In addition to crawling, syndication, and user contribution, other forms of acquisition include broadcast capture and event based capture. Broadcast capture may involve analog to digital conversion and encoding, but it is becoming more common to simply capture digital streams directly to disk.
For consumers, broadcast may be received over the air, via cable, via direct broadcast satellite, through IPTV or Internet TV multicast. Eventbased acquisition is used in security applications where real-time processing may detect potential points of interest using video motion detection and this is used to control the recording for later forensic analysis.
It is in the context of these streaming (or live, linear) sources that real-time processing considerations and highly available systems are paramount. In the previous examples of acquisition that we were considering, there is effectively a source buffer so that if the acquisition system were to go offline the result would only be slightly delayed appearance of new content – for streaming acquisition, this would result in irretrievable content loss. Of course, for user contributed situations high reliability is also desired to preserve a satisfying user experience.

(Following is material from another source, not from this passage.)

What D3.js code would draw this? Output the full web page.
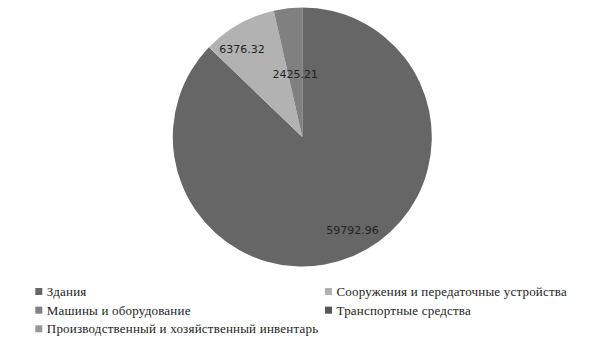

A particular set of concerns arise with user contributed content, and appropriate mitigation steps should be taken prior to inserting UGC into the search engine for distribution. Users may post copyrighted material, inappropriate or offensive content and may intentionally misrepresent the content with inaccurate metadata.
Sites may employ a review process where the content is not posted until approved, or may rely on other viewers to flag content for review. Fingerprinting technology is used to identify a particular segment of media based on features, and this operation can take place during the media processing phase to reject posting of copyrighted content.
Newly acquired media is available in a state that facilitates subsequent operations on the media such as transcoding and metadata extraction. Transcoding engines may operate independently on the content with the goal of preparing the content for delivery (perhaps via streaming) and normalizing to a single format suitable for archiving. We can consider a path for the media separate from the path for the metadata. The media will be positioned on user-facing media servers or origin servers for content distribution. Metadata will head to the index and storage for use in browsing and be tied together using content identifiers.